Direktur Eksekutif Sentral Politika, Subiran Paridamos mengamati, hubungan Megawati dengan Jokowi akan retak akibat tidak satu komando mendukung bakal pasangan calon presiden dan wakil presiden Koalisi PDIP, Ganjar Pranowo-Mahfud MD.
Sebaliknya, Jokowi malah memajukan putra sulungnya, Gibran Rakabuming Raka menjadi bakal calon wakil presiden Prabowo Subianto.
Dia memandang, Jokowi dan juga Gibran berhasil di dunia politik setelah bergabung menjadi kader PDIP, dan mendapat dukungan menang sebagai Walikota Solo.
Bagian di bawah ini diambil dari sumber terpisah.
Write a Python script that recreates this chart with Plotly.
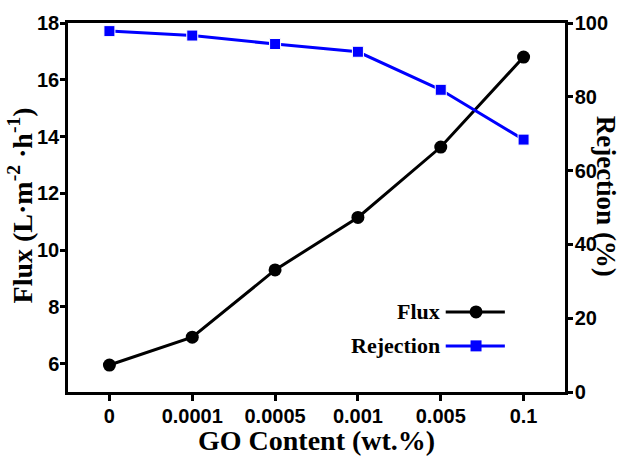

Namun, menghadapi Pilpres 2024 arah politiknya berseberangan.
Dia memprediksi, akibat sikap politik yang berseberangan serta manuver politik yang tak wajar dilakukan Jokowi melalui politisasi lembaga peradilan, berpotensi mengulang ketegangan politik antara Megawati dan SBY.
Ketegangan politik antara Megawati dan SBY terjadi lantaran ada persaingan di Pilpres 2004. Pasalnya, muncul dugaan SBY yang sebelum kontestasi masih menjabat sebagai Menteri Koordinator Bidang Politik dan Keamanan di Kabinet Gotong Royong yang dipimpin Presiden kelima RI Megawati Soekarnoputri.
Dengan jabatan Menteri tersebut, Megawati mencurigai SBY menggunakan fasilitas negara untuk membentuk Partai Demokrat, termasuk dalam hal suksesi pemenangan Pilpres kala itu.
Hal serupa, menurut Biran juga terjadi di Pilpres 2024 ini, dimana Jokowi yang terpilih sebagai Presiden ketujuh RI karena dukungan dan usungan PDIP, juga diduga memanfaatkan jabatannya beserta suprastruktur kenegaraan.
“Maka dari itu, hubungan Megawati dan Jokowi akan mengulang hubungan yang tidak harmonis antara Megawati dan SBY. Yakni politik tidak saling tegur dan tidak saling bicara,” ulas Biran.